— Begin RECORDS SUPPLIED —

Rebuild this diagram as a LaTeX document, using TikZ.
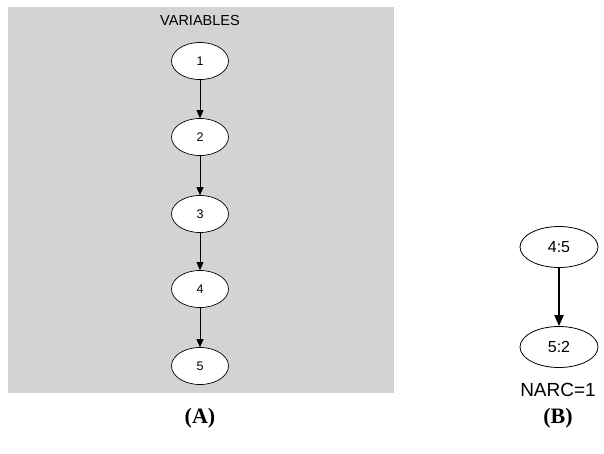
\documentclass[tikz,border=0pt]{standalone}
\usepackage{fontspec}
\setmainfont{Liberation Serif}
\setsansfont{Liberation Sans}
\usetikzlibrary{shapes.geometric,arrows.meta}
\definecolor{panelgray}{RGB}{211,211,211}
\tikzset{
  varnode/.style={ellipse,draw=black,fill=white,line width=0.7pt,minimum width=57pt,minimum height=37pt,inner sep=0pt,font=\sffamily\fontsize{12.5}{14}\selectfont},
  bignode/.style={ellipse,draw=black,fill=white,line width=0.8pt,minimum width=78pt,minimum height=41pt,inner sep=0pt,font=\sffamily\fontsize{16}{18}\selectfont},
  thinarc/.style={-{Triangle[length=8pt,width=7pt]},line width=0.8pt},
  thickarc/.style={-{Triangle[length=11pt,width=9pt]},line width=2pt},
  caption/.style={font=\bfseries\fontsize{22}{24}\selectfont}
}
\begin{document}
\begin{tikzpicture}[x=1pt,y=-1pt]
\useasboundingbox (0,0) rectangle (604,453);
\fill[panelgray] (8,7) rectangle (394,393);
\node[font=\sffamily\fontsize{14.5}{16}\selectfont] (title) at (200,21) {VARIABLES};
\node[varnode] (v1) at (200,61) {1};
\node[varnode] (v2) at (200,137) {2};
\node[varnode] (v3) at (200,214) {3};
\node[varnode] (v4) at (200,289) {4};
\node[varnode] (v5) at (200,366) {5};
\draw[thinarc] (v1) -- (v2);
\draw[thinarc] (v2) -- (v3);
\draw[thinarc] (v3) -- (v4);
\draw[thinarc] (v4) -- (v5);
\node[caption] (capA) at (200,418) {(A)};
\node[bignode] (b1) at (559,247) {4:5};
\node[bignode] (b2) at (559,347) {5:2};
\draw[thickarc] (b1) -- (b2);
\node[font=\sffamily\fontsize{19}{21}\selectfont] (narc) at (558,390) {NARC=1};
\node[caption] (capB) at (558,418) {(B)};
\end{tikzpicture}
\end{document}
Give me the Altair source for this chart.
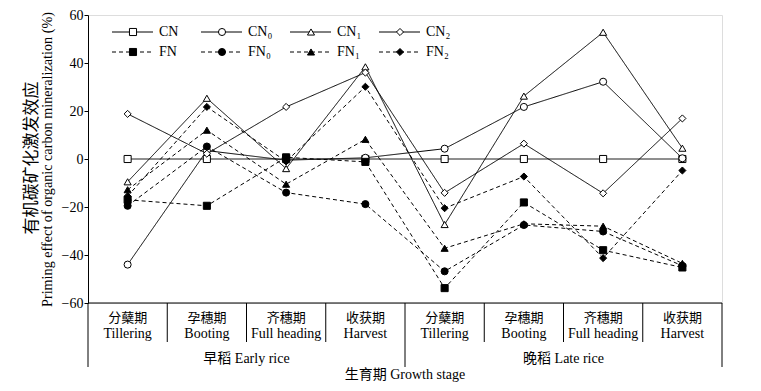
import altair as alt
import pandas as pd

# ---------------- data ----------------
stages_cn = ["分蘖期", "孕穗期", "齐穗期", "收获期", "分蘖期", "孕穗期", "齐穗期", "收获期"]
stages_en = ["Tillering", "Booting", "Full heading", "Harvest",
             "Tillering", "Booting", "Full heading", "Harvest"]
groups = ["早稻 Early rice", "晚稻 Late rice"]
x_title = "生育期 Growth stage"
y_title_cn = "有机碳矿化激发效应"
y_title_en = "Priming effect of organic carbon mineralization (%)"

series = ["CN", "CN0", "CN1", "CN2", "FN", "FN0", "FN1", "FN2"]
series_labels = ["CN", "CN₀", "CN₁", "CN₂", "FN", "FN₀", "FN₁", "FN₂"]

CN  = [0, 0, 0, 0, 0, 0, 0, 0]
CN0 = [-44, 3.5, -0.5, 0.5, 4.3, 21.7, 32.2, 0.3]
CN1 = [-9.5, 25.3, -4, 38.4, -27.3, 26.2, 52.8, 4.5]
CN2 = [18.8, 2.2, 21.7, 36, -14.1, 6.4, -14.3, 16.9]
FN  = [-17, -19.5, 0.7, -1.2, -53.8, -18.1, -38, -45.2]
FN0 = [-19.5, 5.2, -14, -18.8, -46.8, -27.5, -30.2, -44.5]
FN1 = [-12.8, 12, -10.5, 8.2, -37.2, -27, -28, -43.5]
FN2 = [-15.5, 21.7, -1, 30.1, -20.5, -7.3, -41.3, -4.8]

values = [CN, CN0, CN1, CN2, FN, FN0, FN1, FN2]
shapes = ["square", "circle", "triangle-up", "diamond"] * 2

rows = []
for s, vals in zip(series, values):
    for i, v in enumerate(vals):
        rows.append({"series": s, "idx": i, "value": v, "kind": s[0]})
df = pd.DataFrame(rows)

W, H = 634, 288
SERIF = "Liberation Serif, Noto Sans CJK SC"

xscale = alt.Scale(domain=[-0.5, 7.5], nice=False, zero=False)
yscale = alt.Scale(domain=[-60, 60], nice=False)

base = alt.Chart(df)

lines = base.mark_line(color="black", strokeWidth=1).encode(
    x=alt.X("idx:Q", scale=xscale, axis=None),
    y=alt.Y("value:Q", scale=yscale,
            axis=alt.Axis(values=[-60, -40, -20, 0, 20, 40, 60], grid=False,
                          tickSize=4, tickColor="black", domainColor="black",
                          labelFont="Liberation Serif", labelFontSize=14,
                          labelColor="black", labelPadding=1,
                          title=y_title_en, titleFont="Liberation Serif",
                          titleFontSize=14.2, titleFontWeight="normal",
                          titleColor="black", titlePadding=7)),
    detail="series:N",
    strokeDash=alt.StrokeDash("kind:N", scale=alt.Scale(domain=["C", "F"],
                              range=[[1, 0], [4, 3]]), legend=None),
)

points = base.mark_point(filled=True, size=50, stroke="black", strokeWidth=1,
                         opacity=1).encode(
    x=alt.X("idx:Q", scale=xscale),
    y=alt.Y("value:Q", scale=yscale),
    shape=alt.Shape("series:N", scale=alt.Scale(domain=series, range=shapes), legend=None),
    fill=alt.Fill("kind:N", scale=alt.Scale(domain=["C", "F"], range=["white", "black"]),
                  legend=None),
)

one = pd.DataFrame({"a": [0]})

# Chinese line of the y title
ycn = alt.Chart(one).mark_text(font="Noto Sans CJK SC", fontSize=17, angle=270,
                               color="black", baseline="middle").encode(
    x=alt.value(-56), y=alt.value(H / 2 - 1), text=alt.value(y_title_cn))

# x axis line at y = -60
xline = alt.Chart(one).mark_rule(color="black", strokeWidth=1).encode(
    x=alt.datum(-0.5, scale=xscale), x2=alt.datum(7.5), y=alt.datum(-60, scale=yscale))

# table dividers
short_div = pd.DataFrame({"pos": [0.5, 1.5, 2.5, 4.5, 5.5, 6.5]})
long_div = pd.DataFrame({"pos": [-0.5, 3.5, 7.5]})
div_s = alt.Chart(short_div).mark_rule(color="black", strokeWidth=1).encode(
    x=alt.X("pos:Q", scale=xscale), y=alt.value(H), y2=alt.value(H + 39))
div_l = alt.Chart(long_div).mark_rule(color="black", strokeWidth=1).encode(
    x=alt.X("pos:Q", scale=xscale), y=alt.value(H), y2=alt.value(H + 64))

lab_df = pd.DataFrame({"idx": list(range(8)), "cn": stages_cn, "en": stages_en})
lab_cn = alt.Chart(lab_df).mark_text(font="Noto Sans CJK SC", fontSize=13,
                                     color="black", baseline="middle").encode(
    x=alt.X("idx:Q", scale=xscale), y=alt.value(H + 15), text="cn:N")
lab_en = alt.Chart(lab_df).mark_text(font="Liberation Serif", fontSize=14,
                                     color="black", baseline="middle").encode(
    x=alt.X("idx:Q", scale=xscale), y=alt.value(H + 31), text="en:N")

grp_df = pd.DataFrame({"idx": [1.5, 5.5], "g": groups})
grp = alt.Chart(grp_df).mark_text(font=SERIF, fontSize=14, color="black",
                                  baseline="middle").encode(
    x=alt.X("idx:Q", scale=xscale), y=alt.value(H + 56), text="g:N")

ttl_df = pd.DataFrame({"idx": [3.5], "t": [x_title]})
ttl = alt.Chart(ttl_df).mark_text(font=SERIF, fontSize=14, color="black",
                                  baseline="middle").encode(
    x=alt.X("idx:Q", scale=xscale), y=alt.value(H + 72), text="t:N")

# legend (drawn manually)
legend_layers = []
for k, (s, lab) in enumerate(zip(series, series_labels)):
    col, row = k % 4, k // 4
    x0 = 24 + 89 * col
    yy = 17 + 20 * row
    dash = [1, 0] if row == 0 else [4, 3]
    fill = "white" if row == 0 else "black"
    legend_layers.append(alt.Chart(one).mark_rule(color="black", strokeWidth=1,
                                                  strokeDash=dash).encode(
        x=alt.value(x0), x2=alt.value(x0 + 41), y=alt.value(yy)))
    legend_layers.append(alt.Chart(one).mark_point(shape=shapes[k], size=50, filled=True,
                                                   fill=fill, stroke="black",
                                                   strokeWidth=1, opacity=1).encode(
        x=alt.value(x0 + 21), y=alt.value(yy)))
    legend_layers.append(alt.Chart(one).mark_text(font="Liberation Serif, DejaVu Serif",
                                                  fontSize=14, color="black",
                                                  align="left", baseline="middle").encode(
        x=alt.value(x0 + 47), y=alt.value(yy), text=alt.value(lab)))

chart = alt.layer(lines, ycn, xline, div_s, div_l, lab_cn, lab_en, grp, ttl, points,
                  *legend_layers).properties(
    width=W, height=H,
    autosize=alt.AutoSizeParams(type="none"),
    padding={"left": 80, "top": 7, "right": 30, "bottom": 80},
).configure_view(stroke=None).configure(background="white")

chart.save("out.html", embed_options={"renderer": "svg", "actions": False})
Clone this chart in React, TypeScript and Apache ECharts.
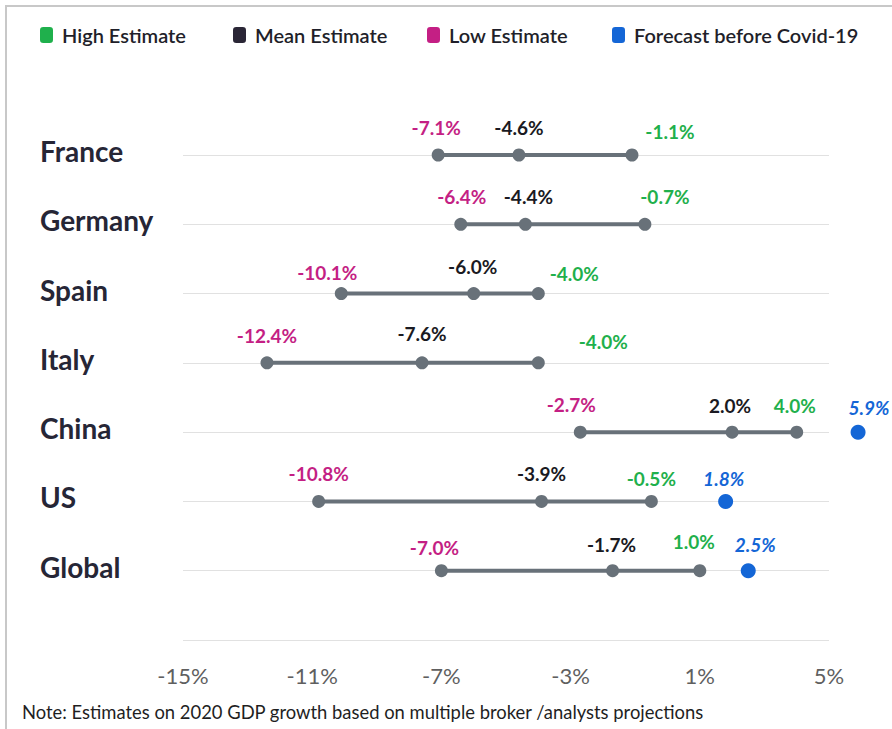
import React, { useEffect, useRef } from "react";
import * as echarts from "echarts";

const categories = ["", "Global", "US", "China", "Italy", "Spain", "Germany", "France"];
const lowValues: (number | null)[] = [null, -7.0, -10.8, -2.7, -12.4, -10.1, -6.4, -7.1];
const meanValues: (number | null)[] = [null, -1.7, -3.9, 2.0, -7.6, -6.0, -4.4, -4.6];
const highValues: (number | null)[] = [null, 1.0, -0.5, 4.0, -4.0, -4.0, -0.7, -1.1];
const forecastValues: (number | null)[] = [null, 2.5, 1.8, 5.9, null, null, null, null];
const xTicks = [-15, -11, -7, -3, 1, 5];
const seriesNames = ["High Estimate", "Mean Estimate", "Low Estimate", "Forecast before Covid-19"];
const note = "Note: Estimates on 2020 GDP growth based on multiple broker /analysts projections";

// label offsets (layout only)
const lowOffsets: number[][] = [[0, 0], [-7, -23], [0, -28], [-9, -28], [0, -27], [-14, -21], [1, -28], [-2, -28]];
const meanOffsets: number[][] = [[0, 0], [-1, -26], [0, -28], [-2, -27], [0, -29], [-1, -27], [3, -28], [0, -28]];
const highOffsets: number[][] = [[0, 0], [-6, -29], [0, -23], [-2, -27], [65, -21], [36, -20], [20, -28], [38, -24]];
const fcOffsets: number[][] = [[0, 0], [7, -26], [-2, -23], [11, -25], [0, 0], [0, 0], [0, 0], [0, 0]];
const legendLefts = [35, 228, 422, 607];

const FONT = "Lato, 'Open Sans', sans-serif";
const GRAY = "#687179";
const C_HIGH = "#1fb04c";
const C_MEAN = "#1a1a22";
const C_LOW = "#c41f84";
const C_FC = "#1466d6";
const legendColors = [C_HIGH, "#2a2636", C_LOW, C_FC];

function pointSeries(name: string, values: (number | null)[], offsets: number[][], color: string, dotColor: string, size: number, italic = false) {
  const data: any[] = [];
  values.forEach((v, i) => {
    if (v === null) return;
    data.push({
      value: [v, categories[i]],
      label: { offset: offsets[i] },
    });
  });
  return {
    name,
    type: "scatter",
    clip: false,
    symbol: "circle",
    symbolSize: size,
    z: 5,
    itemStyle: { color: dotColor, opacity: 1 },
    label: {
      show: true,
      position: "inside",
      align: "center",
      verticalAlign: "middle",
      formatter: (p: any) => p.value[0].toFixed(1) + "%",
      color,
      fontFamily: FONT,
      fontSize: 19,
      fontWeight: "bold",
      fontStyle: italic ? "italic" : "normal",
    },
    emphasis: { disabled: true },
    data,
  };
}

export default function App() {
  const ref = useRef<HTMLDivElement>(null);
  useEffect(() => {
    if (!ref.current) return;
    const chart = echarts.init(ref.current, null, { renderer: "svg" });
    const rangeData: any[] = [];
    categories.forEach((c, i) => {
      if (lowValues[i] !== null && highValues[i] !== null) rangeData.push([lowValues[i], highValues[i], c]);
    });
    chart.setOption({
      animation: false,
      backgroundColor: "#ffffff",
      textStyle: { fontFamily: FONT },
      legend: seriesNames.map((n, i) => ({
        left: legendLefts[i],
        top: 20,
        itemWidth: 13,
        itemHeight: 16,
        itemGap: 0,
        icon: "roundRect",
        selectedMode: false,
        textStyle: { fontFamily: FONT, fontSize: 20, fontWeight: 600, color: "#1f1f2a", padding: [0, 0, 0, 4] },
        data: [{ name: n, itemStyle: { color: legendColors[i] } }],
      })),
      grid: { left: 183, right: 63, top: 155, bottom: 89, containLabel: false },
      xAxis: {
        type: "value",
        min: -15,
        max: 5,
        axisLine: { show: false },
        axisTick: { show: false },
        splitLine: { show: false },
        axisLabel: {
          customValues: xTicks,
          formatter: (v: number) => v + "%",
          margin: 24,
          fontFamily: FONT,
          fontSize: 22,
          color: "#5f5f5f",
        },
      },
      yAxis: {
        type: "category",
        data: categories,
        boundaryGap: false,
        axisLine: { show: false },
        axisTick: { show: false },
        splitLine: { show: true, lineStyle: { color: "#e1e1e1", width: 1 } },
        axisLabel: {
          align: "left",
          verticalAlign: "bottom",
          lineHeight: 8,
          margin: 143,
          fontFamily: FONT,
          fontSize: 28,
          fontWeight: "bold",
          color: "#262636",
        },
      },
      graphic: [
        {
          type: "rect",
          shape: { x: 6, y: 6, width: 1000, height: 1000 },
          style: { fill: "none", stroke: "#c8c8c8", lineWidth: 2 },
          silent: true,
        },
        {
          type: "text",
          left: 22,
          top: 703,
          style: { text: note, fontFamily: FONT, fontSize: 18.4, fill: "#1f1f1f" },
        },
      ],
      series: [
        {
          name: "range",
          type: "custom",
          clip: false,
          z: 2,
          renderItem: (params: any, api: any) => {
            const a = api.coord([api.value(0), api.value(2)]);
            const b = api.coord([api.value(1), api.value(2)]);
            return {
              type: "line",
              shape: { x1: a[0], y1: a[1], x2: b[0], y2: b[1] },
              style: { stroke: GRAY, lineWidth: 4 },
            };
          },
          encode: { x: [0, 1], y: 2 },
          data: rangeData,
        },
        pointSeries(seriesNames[0], highValues, highOffsets, C_HIGH, GRAY, 13),
        pointSeries(seriesNames[1], meanValues, meanOffsets, C_MEAN, GRAY, 13),
        pointSeries(seriesNames[2], lowValues, lowOffsets, C_LOW, GRAY, 13),
        pointSeries(seriesNames[3], forecastValues, fcOffsets, C_FC, C_FC, 15, true),
      ],
    });
    return () => chart.dispose();
  }, []);
  return <div ref={ref} style={{ position: "fixed", left: 0, top: 0, width: 892, height: 729 }} />;
}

— End RECORDS SUPPLIED —

WHAT IS ASKED >> Return exactly the lines from the one with "Give me the Altair source for this chart." to the one with "base = alt.Chart(df)", both ends kept, and only those. Images are left out.

TASK SOLUTION >>
Give me the Altair source for this chart.
import altair as alt
import pandas as pd

# ---------------- data ----------------
stages_cn = ["分蘖期", "孕穗期", "齐穗期", "收获期", "分蘖期", "孕穗期", "齐穗期", "收获期"]
stages_en = ["Tillering", "Booting", "Full heading", "Harvest",
             "Tillering", "Booting", "Full heading", "Harvest"]
groups = ["早稻 Early rice", "晚稻 Late rice"]
x_title = "生育期 Growth stage"
y_title_cn = "有机碳矿化激发效应"
y_title_en = "Priming effect of organic carbon mineralization (%)"

series = ["CN", "CN0", "CN1", "CN2", "FN", "FN0", "FN1", "FN2"]
series_labels = ["CN", "CN₀", "CN₁", "CN₂", "FN", "FN₀", "FN₁", "FN₂"]

CN  = [0, 0, 0, 0, 0, 0, 0, 0]
CN0 = [-44, 3.5, -0.5, 0.5, 4.3, 21.7, 32.2, 0.3]
CN1 = [-9.5, 25.3, -4, 38.4, -27.3, 26.2, 52.8, 4.5]
CN2 = [18.8, 2.2, 21.7, 36, -14.1, 6.4, -14.3, 16.9]
FN  = [-17, -19.5, 0.7, -1.2, -53.8, -18.1, -38, -45.2]
FN0 = [-19.5, 5.2, -14, -18.8, -46.8, -27.5, -30.2, -44.5]
FN1 = [-12.8, 12, -10.5, 8.2, -37.2, -27, -28, -43.5]
FN2 = [-15.5, 21.7, -1, 30.1, -20.5, -7.3, -41.3, -4.8]

values = [CN, CN0, CN1, CN2, FN, FN0, FN1, FN2]
shapes = ["square", "circle", "triangle-up", "diamond"] * 2

rows = []
for s, vals in zip(series, values):
    for i, v in enumerate(vals):
        rows.append({"series": s, "idx": i, "value": v, "kind": s[0]})
df = pd.DataFrame(rows)

W, H = 634, 288
SERIF = "Liberation Serif, Noto Sans CJK SC"

xscale = alt.Scale(domain=[-0.5, 7.5], nice=False, zero=False)
yscale = alt.Scale(domain=[-60, 60], nice=False)

base = alt.Chart(df)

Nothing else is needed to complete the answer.